Hey listeners, welcome back to real money real business podcast. Today we’re going to be talking about an Amazon FBA business that is making over $10,000 every single month. And something that’s really cool is that the owner of this business has a trademark on the brand and is part of Amazon Brand Registry program, I got the opportunity to speak with the owner about the business and go over some of the decisions he’s made and how the business came to be and where he sees it going in the future. Derek. Thank you for taking the time with me today. How are you doing?
Derek: Doing well, Jake. Thanks so much.
Jake: Yeah, it’s my pleasure to have you on here. I’m really eager to talk with you about how you built up this FBA store and made it a nearly $300,000 business. But before we get to the questions that I have for you, I want to go ahead and run through a little quick summary of the business. Again, the business was built in September of 2014, has a monthly revenue of $41,035, expenses of $30,539 to make for a net profit of $10,496 which is generated on a 12 month average. Included in the sale of this business are the Amazon Seller Central account with 28 product SKUs, SLPs, customer service response templates, eBay and Walmart accounts, two Facebook accounts, primary domain and outside content and files, Shopify account, design patent, and brand trademark. Please note the inventory is not normally included in the list price. Further details can be provided to active depositors.
Derek, can you tell us a little bit about your background in building and running online businesses?
Derek: Yeah, absolutely. By trade, I am a software engineer. I went to school for computer science, so right around 2014 when I was graduating school, it was kind of around that time where Amazon FBA was starting to become hot. And I had done quite a bit of eBay in the past but you know, retail arbitrage, those kind of things. But I was ready to sort of take it to the next level. Went through your sort of typical product scouting, testing a bunch of different products and found that private labeling was the way to go because it was a repeatable process, a way to keep getting additional inventory, et cetera. And so that’s how we landed on our product selection of the business here. We started with just a single product, and now as you mentioned, we’ve expanded it out to the 28 different SKUs.
Jake: And when you were looking at starting this business, why did you decide to set up an Amazon FBA storefront rather than setting up your own storefront on your own website using the Shopify platform, for example?

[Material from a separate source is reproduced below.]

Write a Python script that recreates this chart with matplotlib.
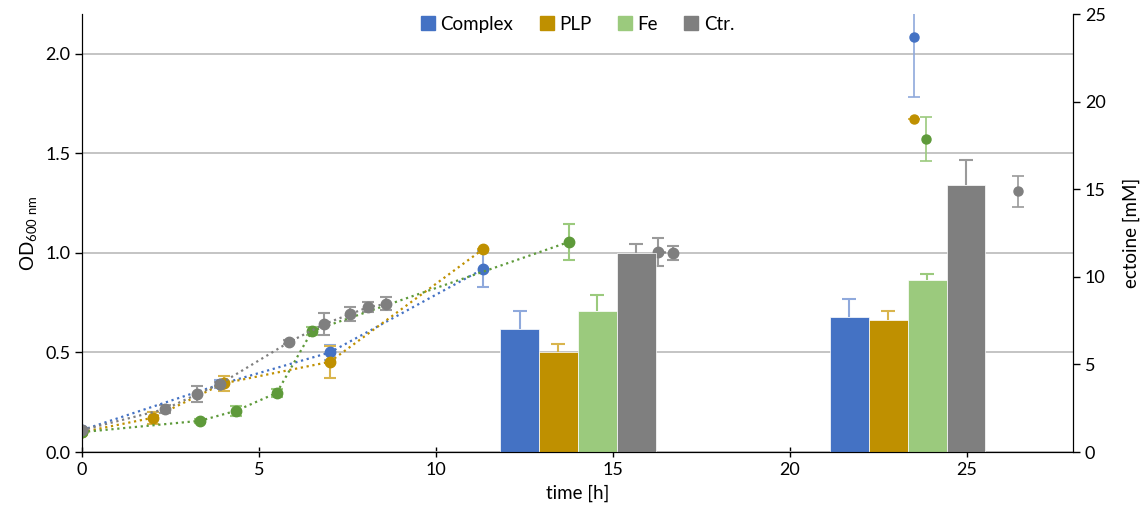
import numpy as np
import matplotlib.pyplot as plt
from matplotlib.patches import Patch

plt.rcParams['font.family'] = ['Lato', 'DejaVu Sans']
plt.rcParams['mathtext.fontset'] = 'custom'
plt.rcParams['mathtext.rm'] = 'Lato'

# OD600 growth curves (time [h], OD, error)
cplx_t = [0, 3.9, 7.0, 11.34]
cplx_od = [0.11, 0.34, 0.50, 0.92]
cplx_err = [0.01, 0.02, 0.04, 0.09]

plp_t = [0, 2.0, 4.0, 7.0, 11.34]
plp_od = [0.10, 0.172, 0.345, 0.453, 1.02]
plp_err = [0.01, 0.03, 0.038, 0.08, 0.0]

fe_t = [0, 3.34, 4.35, 5.5, 6.5, 13.75]
fe_od = [0.10, 0.157, 0.207, 0.297, 0.608, 1.055]
fe_err = [0.01, 0.01, 0.025, 0.02, 0.02, 0.088]

ctr_t = [0, 2.35, 3.25, 3.9, 5.86, 6.85, 7.58, 8.09, 8.6, np.nan, 16.27, 16.69]
ctr_od = [0.11, 0.216, 0.29, 0.342, 0.553, 0.643, 0.693, 0.728, 0.744, np.nan, 1.005, 1.0]
ctr_err = [0.01, 0.02, 0.04, 0.01, 0.01, 0.054, 0.035, 0.026, 0.033, np.nan, 0.07, 0.037]

# late single OD points
late_t = [23.5, 23.5, 23.85, 26.44]
late_od = [2.085, 1.673, 1.573, 1.31]
late_err = [0.30, 0.0, 0.11, 0.077]

# ectoine bars [mM]
bar_times = [14.01, 23.33]
ect_cplx = [7.02, 7.70]
ect_plp = [5.69, 7.56]
ect_fe = [8.07, 9.83]
ect_ctr = [11.35, 15.24]
ect_cplx_err = [1.05, 1.05]
ect_plp_err = [0.46, 0.49]
ect_fe_err = [0.89, 0.34]
ect_ctr_err = [0.53, 1.43]

names = ['Complex', 'PLP', 'Fe', 'Ctr.']
bar_cols = ['#4472C4', '#BF9000', '#9BCA7D', '#7F7F7F']
line_cols = ['#4472C4', '#BF9000', '#5E9A3A', '#7F7F7F']
err_cols = ['#8FA9DC', '#D9B54D', '#9BCA7D', '#9A9A9A']

fig = plt.figure(figsize=(11.46, 5.14), dpi=100)
ax = fig.add_axes([0.0716, 0.1206, 0.8647, 0.852])
ax2 = ax.twinx()

series = [(cplx_t, cplx_od, cplx_err), (plp_t, plp_od, plp_err),
          (fe_t, fe_od, fe_err), (ctr_t, ctr_od, ctr_err)]
for i, (t, od, e) in enumerate(series):
    ax.errorbar(t, od, yerr=e, color=line_cols[i], ecolor=err_cols[i], elinewidth=1.5,
                capsize=4, capthick=1.5, linestyle=':', linewidth=1.6,
                marker='o', markersize=7.5, zorder=3)
for i in range(4):
    ax.errorbar(late_t[i], late_od[i], yerr=late_err[i], color=line_cols[i],
                ecolor=err_cols[i], elinewidth=1.2, capsize=4, capthick=1.2,
                marker='o', markersize=6.5, linestyle='none', zorder=3)

w = 1.097
bars = [ect_cplx, ect_plp, ect_fe, ect_ctr]
errs = [ect_cplx_err, ect_plp_err, ect_fe_err, ect_ctr_err]
for i in range(4):
    x = np.array(bar_times) + (i - 1.5) * w
    bc = ax2.bar(x, bars[i], width=w, color=bar_cols[i], edgecolor='white', linewidth=0.5,
                 yerr=[np.zeros(len(errs[i])), errs[i]], ecolor=err_cols[i], capsize=5,
                 error_kw=dict(elinewidth=1.5, capthick=1.5), zorder=2)
    # only the upper half of the error bar, like the original
    caps = bc.errorbar.lines[1]
    caps[0].set_visible(False)

ax.set_xlim(0, 28)
ax.set_ylim(0, 2.2)
ax2.set_ylim(0, 25)
ax.set_xticks([0, 5, 10, 15, 20, 25])
ax.set_yticks([0, 0.5, 1.0, 1.5, 2.0])
ax.set_yticklabels(['0.0', '0.5', '1.0', '1.5', '2.0'])
ax2.set_yticks([0, 5, 10, 15, 20, 25])

ax.grid(axis='y', color='#BFBFBF', linewidth=1.3)
ax.set_axisbelow(True)
for a in (ax, ax2):
    a.spines['top'].set_visible(False)
    a.tick_params(labelsize=13, width=1, length=5)
ax.tick_params(axis='x', direction='inout', length=7)

ax.set_xlabel('time [h]', fontsize=13.5, labelpad=5)
ax.set_ylabel(r'OD$_{\mathregular{600\ nm}}$', fontsize=13.5, labelpad=4)
ax2.set_ylabel('ectoine [mM]', fontsize=13.5, labelpad=12)

handles = [Patch(color=c) for c in bar_cols]
ax.legend(handles, names, loc='upper center', bbox_to_anchor=(0.5, 1.035), ncol=4,
          frameon=False, fontsize=13.5, handlelength=0.75, handleheight=0.75,
          handletextpad=0.3, columnspacing=1.4)

fig.savefig('out.png', dpi=100)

Derek: Yeah, absolutely. I think the biggest driver there was just the built-in marketing capabilities that Amazon had. Having all those ready buyers on the platform, what their credit card’s already associated with their account, and then the ease of using the pay per click offering from Amazon. Definitely found that to be very effective as far as cost per sale and when it comes to profit and the bottom line.
Jake: Then how did you settle upon these products in the home and garden niche?
Derek: Yeah, absolutely. As we went, in going through our product research phase, I was really looking for something that had enough demand, that would warrant a significant amount of sales, but wasn’t something you could necessarily just run out to Walmart and Target and find every day. So after quite a vast array of research, we settled on these particular products that we sell today.
Jake: You know, it’s ironic that you say that because you do sell products on Walmart, correct?
Derek: We do, yes. We have brought the product to Walmart, which is, yeah, it’s sort of funny now.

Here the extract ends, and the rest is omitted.